# The Gamekeepers Cottage,Shropshire,Jan 13



## skankypants (Jan 5, 2013)

THE GAMEKEEPERS COTTAGE
SHROPSHIRE
JANUARY 2013


No history on this place at all,visited with "baboon",this place is a little gem,was very hard to find...although being almost empty,it still has bags of character,,,roughly built around 16th century....Baboon and myself did find a suprise in the form of 2 rotten animal carcases on the floor of the cottage,which we imagine have been there for many years....random bones poking out around the ground around the house was also a common find....here are a few shots...




























































































Thanks for looking...​


----------



## UE-OMJ (Jan 5, 2013)

Lovely little place. But where's the animal/bones pics? 

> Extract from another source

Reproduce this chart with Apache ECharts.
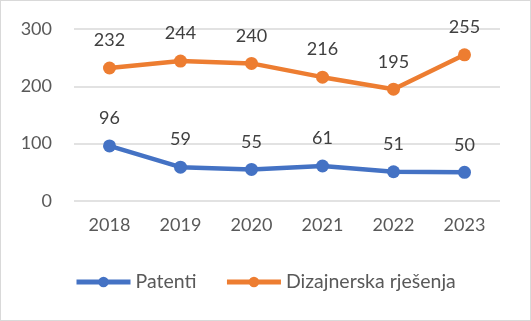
<!DOCTYPE html>
<html><head><meta charset="utf-8">
<script src="https://cdn.jsdelivr.net/npm/echarts@6/dist/echarts.min.js"></script>
<style>html,body{margin:0;padding:0;background:#fff}#c{width:531px;height:321px;box-sizing:border-box;border:1px solid #d9d9d9}</style>
</head><body><div id="c"></div>
<script>
const categories = ['2018','2019','2020','2021','2022','2023'];
const patenti = [96,59,55,61,51,50];
const dizajn = [232,244,240,216,195,255];
const yTicks = [0,100,200,300];
const chart = echarts.init(document.getElementById('c'));
const font = 'Lato, "Open Sans", sans-serif';
function ser(name, data, color){
  return {name, type:'line', data, symbol:'circle', symbolSize:13,
    lineStyle:{width:4.5,color}, itemStyle:{color},
    label:{show:true, position:'top', distance:12, fontSize:18, color:'#404040', fontFamily:font}};
}
chart.setOption({
  animation:false,
  grid:{left:73, right:30, top:28, bottom:119},
  xAxis:{type:'category', data:categories, boundaryGap:true,
    axisLine:{show:false}, axisTick:{show:false},
    axisLabel:{fontSize:18, color:'#595959', fontFamily:font, margin:15}},
  yAxis:{type:'value', min:0, max:300, interval:100,
    axisLabel:{fontSize:18, color:'#595959', fontFamily:font, margin:22, formatter:v=>yTicks.includes(v)?String(v):''},
    splitLine:{lineStyle:{color:'#d9d9d9', width:1.5}}},
  legend:{bottom:23, left:68, itemWidth:54, itemHeight:13, itemGap:28,
    lineStyle:{width:5},
    textStyle:{fontSize:19.5, color:'#595959', fontFamily:font}},
  series:[ser('Patenti', patenti, '#4472C4'), ser('Dizajnerska rješenja', dizajn, '#ED7D31')]
});
</script></body></html>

And check the awsome roof!

I know a few people have been posting old reports lately, but ''JANUARY 1213'' - thats well old


----------



## skankypants (Jan 5, 2013)

Cheers UE-OMJ..


----------



## steve2109 (Jan 5, 2013)

Looked a really interesting explore, we're there birds nests in that coup ? Thanks for sharing


----------



## Wakey Lad (Jan 6, 2013)

Cracking find that


----------



## UrbanX (Jan 6, 2013)

Blimey that's properly old! Nice find cheers for sharing!


----------



## oldscrote (Jan 6, 2013)

What a lovely find,from the thickness of that roof I wonder if there's a thatched one hiding under the corrugated iron.


----------



## shot_in_the_dark (Jan 6, 2013)

ooh, i like this, you are right, loads of character, thanks for sharing.


----------



## flyboys90 (Jan 6, 2013)

Thats old,great pics.


----------



## Mars Lander (Jan 6, 2013)

Wow liking that one, looks ace, thanks for shraring


----------



## Sshhhh... (Jan 6, 2013)

Aww, thats a lovely little place! Thanks for sharing


----------



## ZerO81 (Jan 6, 2013)

Looks like a superb building from the outside, Love the little bird house on the side.


----------



## shatners (Jan 6, 2013)

Lovely old place that mate... looks like somthing from the Australian Outback with that courigated metal roof 

Must have taken some finding!


----------



## Ramsgatonian (Jan 6, 2013)

That place is ancient!

Definitely the oldest site I've seen on here...

Thanks for the report.


----------



## sweet pea (Jan 6, 2013)

nice one! thanks for sharing


----------



## Lucky Pants (Jan 6, 2013)

Nice find ,do like the old buildings .


----------